Bull... crap. That's the copout the believers and the apologist want to hide behind.

If God can affect the universe, science gets a say in his existence. Period. End of discussion. Accept that or go in the corner and start babbling gibberish with Tommy because you're saying the same thing just formatting it better.
 
What scientific test settles the question?

Jesus Christ read the rest of the thread. I'm not spoon feeding the whole argument to you again so you can stall.

You're putting a massively unreasonable standard on "Settling the question" fo God, one that isn't put on other questions.

We've walked in the room, looked around, and saw no chair.

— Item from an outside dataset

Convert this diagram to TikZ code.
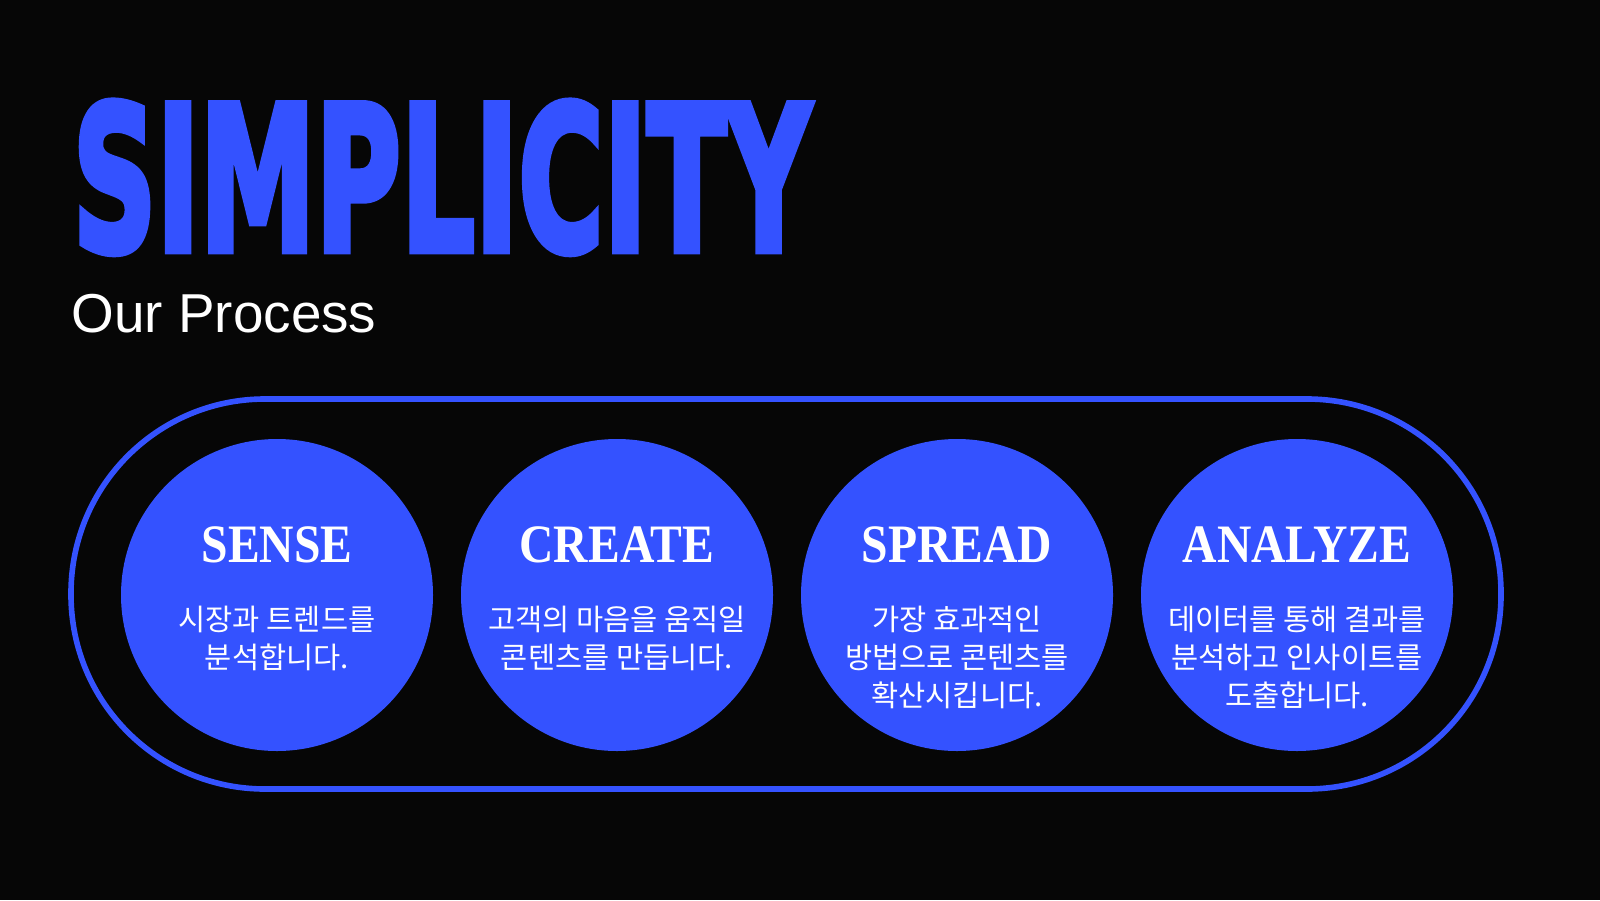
\documentclass[tikz,border=0pt]{standalone}
\usepackage{fontspec}
\setmainfont{Liberation Serif}
\newfontfamily\headfont[BoldFeatures={FakeBold=4}]{DejaVu Sans}
\newfontfamily\subfont{Liberation Sans}
\newfontfamily\krfont{Noto Sans CJK KR}
\definecolor{procblue}{HTML}{3452FF}
\definecolor{bgblack}{HTML}{060606}

\newcommand{\stagename}[1]{\scalebox{0.88}[1]{#1}}

\tikzset{
	stagecircle/.style={circle, fill=procblue, minimum size=3.12cm, inner sep=0pt},
	stagetitle/.style={text=white, inner sep=0pt, font=\bfseries\fontsize{15.4}{17}\selectfont},
	stagetext/.style={text=white, inner sep=0pt, anchor=north, align=center,
		font=\krfont\fontsize{8.4}{10.9}\selectfont},
}

\begin{document}
\begin{tikzpicture}
		\fill[bgblack] (0,0) rectangle (16,9);
		\useasboundingbox (0,0) rectangle (16,9);
		% heading
		\node (title) at (0.72,6.46) [anchor=south west, inner sep=0pt, text=procblue]
			{\resizebox{7.38cm}{1.49cm}{\headfont\bfseries SIMPLICITY}};
		\node (sub) at (0.71,5.68) [anchor=base west, inner sep=0pt, text=white,
			font=\subfont\fontsize{15.6}{18}\selectfont] {Our Process};
		% outline
		\draw[procblue, line width=1.6pt, rounded corners=1.94cm] (0.71,5.01) rectangle (15.01,1.11);
		% stages
		\node (sense) at (2.77,3.05) [stagecircle] {};
		\node (create) at (6.17,3.05) [stagecircle] {};
		\node (spread) at (9.57,3.05) [stagecircle] {};
		\node (analyze) at (12.97,3.05) [stagecircle] {};
		\node (senseT) at (2.77,3.55) [stagetitle] {\stagename{SENSE}};
		\node (createT) at (6.17,3.55) [stagetitle] {\stagename{CREATE}};
		\node (spreadT) at (9.57,3.55) [stagetitle] {\stagename{SPREAD}};
		\node (analyzeT) at (12.97,3.55) [stagetitle] {\stagename{ANALYZE}};
		\node (senseD) at (2.77,2.95) [stagetext] {시장과 트렌드를\\분석합니다.};
		\node (createD) at (6.17,2.95) [stagetext] {고객의 마음을 움직일\\콘텐츠를 만듭니다.};
		\node (spreadD) at (9.57,2.95) [stagetext] {가장 효과적인\\방법으로 콘텐츠를\\확산시킵니다.};
		\node (analyzeD) at (12.97,2.95) [stagetext] {데이터를 통해 결과를\\분석하고 인사이트를\\도출합니다.};
	\end{tikzpicture}
\end{document}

I'm done listening to you and yours jump up and down screaming about addressing the possibility of magically undetectable chairs of variable vagueness before we consider the case closed.

There's no God to the same degree there's no invisible, silent, odorless, undetectable dragon in my garage.
 
You and I don't no agree on what philosophy is, yet you talk with certainty of what philosophy is:

Notice the "or". You could replace it with an "and/or", but either way it is a point of uncertainty in one sense and certainty in another. To you philosophy is different that to me and that is where we end.

I am driven by not judging other humans and their thinking in any sense of wrong and that is not just morality/ethics.
To you, you can show that religion is wrong. I don't believe in wrong or truth, because I consider these words redundant.
So you are certain truth matters. To me that is a belief and I believe differently.
So learn to spot your own certainty before you criticize me for being certain.

There are almost so many definitions of philosophy as philosophers. This is why the tow main internet encyclopedias of philosophy don't have an article called "Philosophy". I used the words of Aristotle: "Sciences, as we have already observed, always have their origin in the admiration or amazement that inspires the state of things”. Well, I have retouched it a little.

Your radical scepticism seems to me a little melodramatic. Therefore I asked you if you believe in the Fairy Queen's existence. You didn't answer. Try it, please.